Mais j'en reviens à mon idée principale: nous sommes dans une configuration inédite, où «les limites du monde» symboliques correspondent aux réelles limites du monde. Il se trouve que le modèle expansionniste élaboré en plusieurs phases à partir de la zone Europe-Afrique du Nord-Moyen Orient s'est étendu à toute la planète, et, d'une part la «société-mère» n'a plus l'opportunité de créer des établissements en dehors d'elle, de l'autre les possibles «sociétés-filles» n'ont pas de «territoires vierges» à disposition pour essayer quelque chose de nouveau. Il y a donc ce phénomène inédit, la société-mère, au lieu de prélever les ressources nécessaires à son expansion dans son «environnement» par le biais de ses établissements, les prélève en son sein, tandis que les possibles sociétés-filles, faute de débouchés, se développent à l'intérieur de la société-mère, et donc, à son détriment. Pour reprendre une de mes comparaisons, celle organique, on est dans le cas, pour la société-mère, où sa partie qui prend en charge les fonctions des systèmes nerveux, sensori-moteur et locomoteur, trouvent les ressources nécessaires à leur fonctionnement aux dépens des organes internes et du système neuro-végétatif; et pour les sociétés-filles, elles sont comme des rejetons arrivés depuis longtemps à terme et qui continuent au-delà des limites à croître in utero, au point où leur mère est en voie de mourir d'épuisement, phagocytée par ces sociétés-filles.
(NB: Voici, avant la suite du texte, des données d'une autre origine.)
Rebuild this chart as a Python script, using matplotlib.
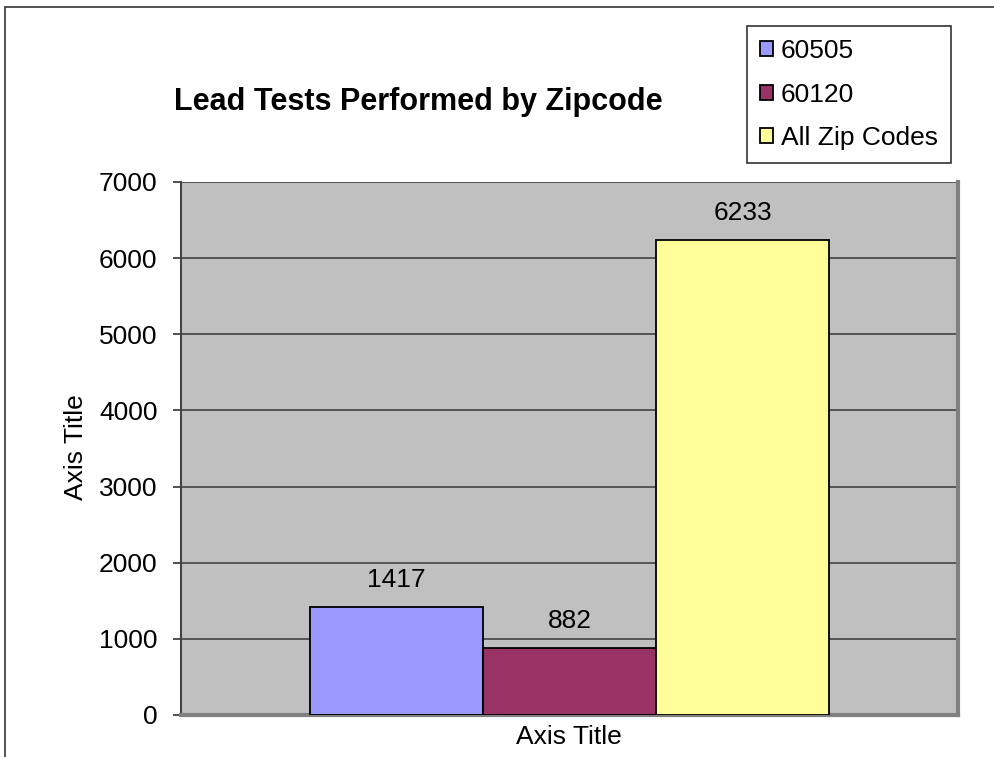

Cette configuration nouvelle oblige à trouver des solutions nouvelles. Lesquelles, je ne sais pas. Par contre, j'ai idée de quelques étapes préliminaires, parmi lesquelles une me paraît important de rendre ce problème explicite, de faire le constat que ce qui se passe actuellement n'a rien à voir avec les évolutions classiques des sociétés, où un projet nouveau remplace le projet ancien en laissant la société globalement inchangée, du moins à court et moyen court termes. Les tenants de l'ancien système tendent à croire que les problèmes fonctionnels actuels ont une «cause externe» de type économique et une «cause interne» de type politique, les tenants des systèmes nouveaux tendent quant à eux à croire à l'inverse en une «cause interne» économique et une «cause externe» politique; mais le fait je crois évident qu'il n'y a plus strictement d'intérieur et d'extérieur de la société, du moins plus de la manière classique, invalide ces explications causales. Pour me répéter, il faut chercher et espérons-le trouver une solution cybernétique, non plus dans une approche linéaire et causale, mais dans une approche globale et holiste.